Lessons from Teaching Historians How to Code
My inaugural version of a course on “programming for historians,” colloquially and better known as #clio3, finished a few weeks ago. As syllabi for teaching difficult technical skills to historians (or other humanists) remain scarce, I thought it might be worth sharing a few of the more important lessons learned. These suggestions mostly come directly from the hardworking, dedicated, and insightful students and the breadcrumbs they’ve left on the course blog. I have simply tried to flesh them out a bit here.
A good first few weeks of any course are usually crucial for its success, but the stakes are even higher for this kind of course that builds on itself so extensively from one week to the next. Some of the most important things that the students taught me had to do with adjusting the focus of the first few lessons.
Strong early focus on data manipulation/scrubbing techniques with standard command-line tools like vim, sed, grep and regular expressions. As a class we had the right idea (the topic was scheduled for the second week), but it should have been at least two if not three weeks, to build core skills and get data ready for the analysis or visualization lessons that come later on. I envisioned that we’d do a lot of data scrubbing with PHP and python scripts eventually, but in practice it simply took too long to learn how to do it effectively because many basic programming concepts hadn’t been covered yet. Besides, using regular expressions via one mechanism or another for cleaning up text files is often the best tool for the job, and can always be later integrated into scripts for reuse. Another reason I didn’t include these kinds of lessons is because I thought that they would be too specific to particular datasets and boring to everyone else. Even if that were true, it would have been valuable to spend more time early on general strategies and a few techniques for fixing systemic errors so it would be easier for students to learn what they needed throughout the semester (and hopefully blog about it).
Incorporate a code repository like GitHub into the course workflow right away. Since the course was already over-ambitious, code repositories seemed like something that could wait. But actually using GitHub really emphasizes the practice of collaboration and encourages thinking about working on larger projects even if the course is mostly about individual or small group projects. In our case, using gists proved invaluable for sharing code between everyone and staying organized, which can be deceptively difficult. In retrospect, it would have been better to formalize and standardize this process early on. Doing so would have made our communal efforts at debugging easier as well.
We needed more short assignments/challenges each week that clearly focused on developing certain skills or addressing clearly-defined problems. I figured that such assignments would be too frustrating even for highly capable students with a wide range of experience and interests and ongoing digital projects. In a future version, it may be worth trying larger group programming assignments that would effectively require students to be constantly sharing and updating code.
I should have given a specific deadlines and concrete examples for students who needed to create their own datasets. Even before the course started, I encouraged students to accumulate data that would be useful to them, but I didn’t give them or have for myself a clear idea of what formats would be useful for later lessons/assignments on data mining or visualization. I should have emphasized more that the course was never about big data but rather extensible data—about learning and reusing techniques for adding and managing data rather than analyzing gigabytes of it—with the hope of not making it seem like anyone had to put together a lot of data to use for the course. It also would have been helpful to provide sample historical data for students whose own projects did have any readily available so that they can jump into assignments without feeling confused as to how they can use a specific technique.

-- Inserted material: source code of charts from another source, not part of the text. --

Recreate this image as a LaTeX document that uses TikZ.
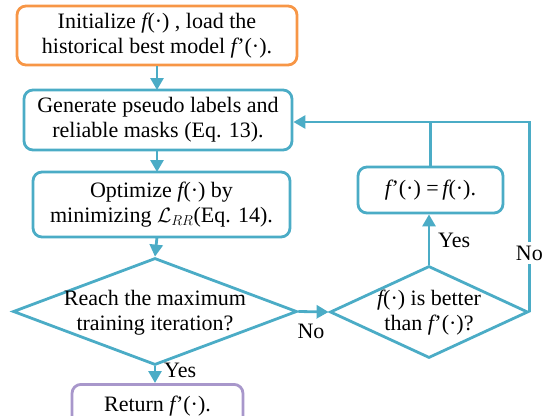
\documentclass[tikz,border=0pt]{standalone}
\usepackage{fontspec}
\setmainfont{Liberation Serif}
\usetikzlibrary{arrows.meta,shapes.geometric}
\definecolor{flowblue}{HTML}{4BACC6}
\definecolor{floworange}{HTML}{F79646}
\definecolor{flowpurple}{HTML}{A897CB}
\newcommand{\fn}{{\itshape f}(·)}
\newcommand{\fp}{{\itshape f}\kern0.5pt’(·)}
\begin{document}
\begin{tikzpicture}[x=1pt,y=-1pt,
  font=\fontsize{22}{25}\selectfont,
  box/.style={draw=flowblue,line width=2.8pt,rounded corners=9pt,align=center,inner sep=0pt},
  dia/.style={draw=flowblue,line width=2.8pt,diamond,inner sep=0pt},
  arr/.style={draw=flowblue,line width=2.8pt,-{Triangle[width=13pt,length=12pt]}},
  ln/.style={draw=flowblue,line width=2.8pt},
  lab/.style={inner sep=1pt}]
\useasboundingbox (0,0) rectangle (554,415);
\clip (0,0) rectangle (554,415);
\node[box,draw=floworange,minimum width=280pt,minimum height=59pt] (init) at (157,35.5)
  {Initialize \fn{} , load the\\historical best model \fp.};
\node[box,minimum width=268pt,minimum height=60pt] (gen) at (158,120)
  {Generate pseudo labels and\\reliable masks (Eq. 13).};
\node[box,minimum width=257pt,minimum height=65pt] (opt) at (161.5,204.5)
  {Optimize \fn{} by\\minimizing $\mathcal{L}_{RR}$(Eq. 14).};
\node[dia,minimum width=284pt,minimum height=107pt,
  label={[align=center,yshift=-1pt]center:Reach the maximum\\training iteration?}] (reach) at (155,311.5) {};
\node[dia,minimum width=198pt,minimum height=92pt,
  label={[align=center,yshift=-1pt]center:\fn{} is better\\than \fp?}] (better) at (429,312) {};
\node[box,minimum width=145pt,minimum height=46pt] (upd) at (430.5,190) {\fp{} =\,\fn.};
\node[box,draw=flowpurple,minimum width=171pt,minimum height=44pt,anchor=north] (ret) at (157.5,383)
  {\raisebox{5pt}{Return \fp.}};
\coordinate (topr) at (530,122);
\coordinate (topm) at (430.5,122);
\draw[arr] (init.south -| 157,0) -- (157,90);
\draw[arr] (157,150) -- (157,172);
\draw[arr] (157,237) -- (reach.north);
\draw[arr] (reach.south) -- (ret.north -| reach.south);
\draw[arr] (reach.east) -- (better.west);
\draw[arr] (better.north) -- (upd.south -| better.north);
\draw[ln] (upd.north) -- (topm);
\draw[ln] (better.east) -- (better.east |- topr) -- (topm);
\draw[arr] (topm) -- (gen.east |- topm);
\node[lab,anchor=west] (y1) at (163,370) {Yes};
\node[lab] (n1) at (311,331) {No};
\node[lab,anchor=west] (y2) at (437,240) {Yes};
\node[lab,fill=white,inner ysep=4pt] (n2) at (better.east |- 0,253) {No};
\end{tikzpicture}
\end{document}
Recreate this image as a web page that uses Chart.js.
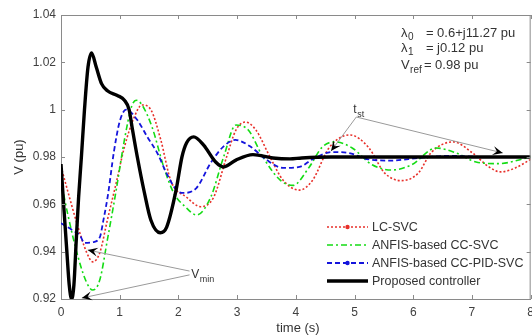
<!DOCTYPE html>
<html><head><meta charset="utf-8">
<script src="https://cdn.jsdelivr.net/npm/chart.js@4"></script>
<style>html,body{margin:0;padding:0;background:#fff;overflow:hidden;}</style>
</head><body>
<canvas id="c" width="540" height="335" style="display:block;width:540px;height:335px"></canvas>
<script>
// ---- data ----
const xTicks = [0, 1, 2, 3, 4, 5, 6, 7, 8];
const yTicks = [0.92, 0.94, 0.96, 0.98, 1, 1.02, 1.04];
const seriesLabels = ['LC-SVC', 'ANFIS-based CC-SVC', 'ANFIS-based CC-PID-SVC', 'Proposed controller'];

const tLC = [0,0.11,0.29,0.44,0.54,0.66,0.79,0.94,1.08,1.25,1.38,1.53,1.70,1.87,2.14,2.38,2.60,2.82,2.98,3.14,3.32,3.56,3.78,4.06,4.28,4.57,4.92,5.24,5.51,5.80,6.09,6.30,6.68,7.01,7.29,7.49,7.74,8.0];
const vLC = [0.976,0.966,0.9504,0.9395,0.9357,0.9395,0.9534,0.969,0.9842,0.997,1.002,1.000,0.9872,0.970,0.963,0.959,0.963,0.980,0.9914,0.9948,0.9914,0.980,0.9703,0.966,0.970,0.984,0.9893,0.984,0.9733,0.970,0.9733,0.9817,0.9864,0.9817,0.9758,0.9737,0.9754,0.979];

const tAN = [0,0.11,0.29,0.44,0.54,0.66,0.79,0.94,1.08,1.20,1.28,1.38,1.55,1.75,1.92,2.12,2.31,2.55,2.77,2.98,3.19,3.44,3.73,3.95,4.23,4.45,4.67,4.96,5.30,5.63,5.97,6.39,6.73,7.07,7.45,8.0];
const vAN = [0.970,0.9564,0.9378,0.9268,0.9238,0.928,0.945,0.966,0.9872,1.0011,1.004,1.002,0.9927,0.9758,0.9648,0.9589,0.9555,0.963,0.980,0.9935,0.9914,0.980,0.9703,0.968,0.9758,0.9842,0.9864,0.9838,0.9767,0.9745,0.9767,0.9838,0.9817,0.9779,0.9772,0.980];

const tPID = [0,0.07,0.20,0.32,0.40,0.54,0.66,0.72,0.80,0.90,1.00,1.11,1.30,1.47,1.64,1.80,1.97,2.09,2.31,2.55,2.77,2.97,3.22,3.49,3.78,4.06,4.28,4.62,4.90,5.24,5.63,6.09,6.60,7.20,8.0];
const vPID = [0.952,0.951,0.949,0.947,0.9437,0.944,0.946,0.953,0.964,0.982,0.995,1.0,0.9956,0.9885,0.9817,0.973,0.966,0.9648,0.967,0.9775,0.9845,0.9872,0.9845,0.979,0.9754,0.9758,0.979,0.9821,0.9817,0.979,0.9785,0.9796,0.9805,0.980,0.980];

const tPC = [0,0.05,0.10,0.14,0.18,0.22,0.26,0.30,0.35,0.40,0.46,0.52,0.60,0.69,0.79,0.96,1.08,1.16,1.21,1.30,1.42,1.53,1.69,1.80,1.96,2.06,2.14,2.26,2.43,2.63,2.77,2.98,3.27,3.61,3.90,4.10,4.60,5.0,6.0,7.0,8.0];
const vPC = [0.977,0.958,0.940,0.926,0.920,0.926,0.945,0.963,0.981,1.000,1.018,1.024,1.018,1.011,1.008,1.006,1.004,1.000,0.9927,0.980,0.965,0.9534,0.948,0.9504,0.966,0.980,0.986,0.9885,0.985,0.978,0.9758,0.9787,0.981,0.9796,0.9792,0.9796,0.980,0.980,0.980,0.980,0.980];

// annotation anchors in data units (t, V)
const vminLabel = [2.22, 0.9289];
const vminFrom = [[2.19, 0.9318], [2.19, 0.9302]];
const vminTips = [[0.455, 0.9407], [0.354, 0.9204]];
const tstLabel = [4.98, 0.9986];
const tstFrom = [5.03, 0.9969];
const tstTips = [[4.60, 0.9825], [7.525, 0.9817]];
const paramAnchor = [5.79, 1.0305];

// ---- build ----
const pts = (t, v) => t.map((x, i) => ({x: x, y: v[i]}));
const FONT = '"Liberation Sans", Arial, Helvetica, sans-serif';
const styles = [
  {color: '#e8302a', width: 1.6, dash: [2, 2], marker: true},
  {color: '#14dc14', width: 1.6, dash: [6, 3, 2, 3], marker: false},
  {color: '#1414dc', width: 1.8, dash: [5, 3], marker: true},
  {color: '#000000', width: 3.4, dash: [], marker: false}
];
const seriesData = [pts(tLC, vLC), pts(tAN, vAN), pts(tPID, vPID), pts(tPC, vPC)];

const datasets = seriesData.map((d, i) => ({
  label: seriesLabels[i], data: d,
  borderColor: styles[i].color, borderWidth: styles[i].width, borderDash: styles[i].dash,
  pointRadius: 0, fill: false, cubicInterpolationMode: 'monotone', order: 3 - i
}));

function arrowHead(ctx, x0, y0, x1, y1) {
  const a = Math.atan2(y1 - y0, x1 - x0);
  const L = 10, W = 4.5, N = 6;
  ctx.save(); ctx.translate(x1, y1); ctx.rotate(a);
  ctx.beginPath(); ctx.moveTo(0, 0); ctx.lineTo(-L, -W); ctx.lineTo(-N, 0); ctx.lineTo(-L, W); ctx.closePath();
  ctx.fillStyle = '#000'; ctx.fill(); ctx.restore();
}
function subText(ctx, main, sub, x, y, size, subSize, dy, color) {
  ctx.fillStyle = color; ctx.textAlign = 'left'; ctx.textBaseline = 'alphabetic';
  ctx.font = size + 'px ' + FONT; ctx.fillText(main, x, y);
  const w = ctx.measureText(main).width;
  ctx.font = subSize + 'px ' + FONT; ctx.fillText(sub, x + w + 0.5, y + dy);
  return w + 0.5 + ctx.measureText(sub).width;
}

const decor = {
  id: 'decor',
  afterDraw(chart) {
    const ctx = chart.ctx, xs = chart.scales.x, ys = chart.scales.y, a = chart.chartArea;
    const P = (p) => [xs.getPixelForValue(p[0]), ys.getPixelForValue(p[1])];
    ctx.save();
    // frame (top & right) and inward ticks
    ctx.strokeStyle = '#8a8a8a'; ctx.lineWidth = 1;
    ctx.beginPath();
    ctx.moveTo(a.left, a.top + 0.5); ctx.lineTo(a.right, a.top + 0.5);
    ctx.moveTo(a.right - 0.5, a.top); ctx.lineTo(a.right - 0.5, a.bottom);
    xTicks.forEach(v => { const x = Math.round(xs.getPixelForValue(v)) + 0.5;
      ctx.moveTo(x, a.bottom); ctx.lineTo(x, a.bottom - 4); ctx.moveTo(x, a.top); ctx.lineTo(x, a.top + 4); });
    yTicks.forEach(v => { const y = Math.round(ys.getPixelForValue(v)) + 0.5;
      ctx.moveTo(a.left, y); ctx.lineTo(a.left + 4, y); ctx.moveTo(a.right, y); ctx.lineTo(a.right - 4, y); });
    ctx.stroke();

    // axis titles
    ctx.fillStyle = '#333'; ctx.font = '13px ' + FONT; ctx.textAlign = 'center'; ctx.textBaseline = 'middle';
    ctx.fillText('time (s)', 298, 328);
    ctx.save(); ctx.translate(19, 157); ctx.rotate(-Math.PI / 2); ctx.fillText('V (pu)', 0, 0); ctx.restore();

    // V_min annotation
    ctx.strokeStyle = '#9a9a9a'; ctx.lineWidth = 1;
    vminTips.forEach((tp, i) => { const f = P(vminFrom[i]), t = P(tp);
      ctx.beginPath(); ctx.moveTo(f[0], f[1]); ctx.lineTo(t[0], t[1]); ctx.stroke(); arrowHead(ctx, f[0], f[1], t[0], t[1]); });
    let q = P(vminLabel); subText(ctx, 'V', 'min', q[0], q[1], 12, 9, 4, '#333');

    // t_st annotation
    const f2 = P(tstFrom);
    tstTips.forEach(tp => { const t = P(tp);
      ctx.strokeStyle = '#9a9a9a'; ctx.beginPath(); ctx.moveTo(f2[0], f2[1]); ctx.lineTo(t[0], t[1]); ctx.stroke(); arrowHead(ctx, f2[0], f2[1], t[0], t[1]); });
    q = P(tstLabel); subText(ctx, 't', 'st', q[0], q[1], 12, 9, 4, '#333');

    // parameter block
    q = P(paramAnchor);
    const eqX = q[0] + 25;
    subText(ctx, 'λ', '0', q[0], q[1], 13, 10, 3, '#333');
    ctx.font = '13px ' + FONT; ctx.fillText('= 0.6+j11.27 pu', eqX, q[1]);
    subText(ctx, 'λ', '1', q[0], q[1] + 15, 13, 10, 3, '#333');
    ctx.font = '13px ' + FONT; ctx.fillText('= j0.12 pu', eqX, q[1] + 15);
    subText(ctx, 'V', 'ref', q[0], q[1] + 32, 13, 10, 4, '#333');
    ctx.font = '13px ' + FONT; ctx.fillText('= 0.98 pu', eqX - 2, q[1] + 32);

    // legend
    const lx0 = a.left + 266, lx1 = a.left + 307, ly0 = 227, dyL = 18;
    seriesLabels.forEach((lab, i) => {
      const y = ly0 + i * dyL, s = styles[i];
      ctx.strokeStyle = s.color; ctx.lineWidth = s.width; ctx.setLineDash(s.dash);
      ctx.beginPath(); ctx.moveTo(lx0, y); ctx.lineTo(lx1, y); ctx.stroke(); ctx.setLineDash([]);
      if (s.marker) { ctx.fillStyle = s.color; ctx.beginPath(); ctx.arc((lx0 + lx1) / 2, y, 2.2, 0, 2 * Math.PI); ctx.fill(); }
      ctx.fillStyle = '#333'; ctx.font = '12.5px ' + FONT; ctx.textAlign = 'left'; ctx.textBaseline = 'middle';
      ctx.fillText(lab, lx1 + 4, y + 1);
    });
    ctx.restore();
  }
};

new Chart(document.getElementById('c'), {
  type: 'line',
  data: {datasets: datasets},
  options: {
    responsive: false, animation: false, devicePixelRatio: 1,
    layout: {padding: {left: 0, top: 15, right: 4, bottom: 0}},
    plugins: {legend: {display: false}, tooltip: {enabled: false}},
    scales: {
      x: {type: 'linear', min: 0, max: 8,
        afterBuildTicks: s => { s.ticks = xTicks.map(v => ({value: v})); },
        afterFit: s => { s.height = 36; },
        grid: {drawOnChartArea: false, drawTicks: false},
        border: {display: true, color: '#8a8a8a', width: 1},
        ticks: {padding: 6, color: '#404040', font: {family: FONT, size: 12}, maxRotation: 0, autoSkip: false,
          callback: v => String(v)}},
      y: {type: 'linear', min: 0.92, max: 1.04,
        afterBuildTicks: s => { s.ticks = yTicks.map(v => ({value: v})); },
        afterFit: s => { s.width = 61; },
        grid: {drawOnChartArea: false, drawTicks: false},
        border: {display: true, color: '#8a8a8a', width: 1},
        ticks: {padding: 5, color: '#404040', font: {family: FONT, size: 12}, autoSkip: false,
          callback: v => String(+Number(v).toFixed(2))}}
    }
  },
  plugins: [decor]
});
</script>
</body></html>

It might be better to forgo a “final project,” which I assigned with hopes that it would serve as a rallying point for students’ work and would be an extension of their dissertations. But it became something to worry about in its own regard, and somewhat discouraged playful exploration of technologies or techniques that obviously wouldn’t have been a part of it. This limitation imposes itself less at the beginning of the course when everyone is optimistic about everything, but it becomes a much larger burden as the semester begins to wind down.
Instead, the class sentiment was that students should divide into groups according to their digital needs and interests. As a whole, students would systematically build up one or maybe a few larger projects over the course of the semester; small groups could be formed to tackle certain aspects of it. I contemplated doing this even this past semester, but thought it would be too frustrating for students to work on projects that were not their own. The students made the very important point that not being able to work on something immediately (many lessons were not immediately applicable to their own projects) requires time later to review and maybe relearn course material. This kind of approach would also make it imperative to introduce source code version control and best practices of social coding.
To end on a positive note, I’ll close with one thing that worked well and will continue next time: Having students create tutorials and present introductions to various topics. This proved valuable and useful not only as learning experiences for the presenter/blogger, but also in creating course resources that people were able to refer to and use throughout the semester. No one was expected to become an instant expert, but rather act as a guide for getting started with a new technique. Tackling unknown technologies was encouraged; I tried to make it very clear that part of the expected course work is to fail, and that when students got stuck they should stop and blog about it. Many of them eventually solved their own problem, but even if not, that’s fine. Explaining the problem helps other people in their own work and the act of writing it out helps the author as well. I hope the students are as proud of their work on the course blog as I am.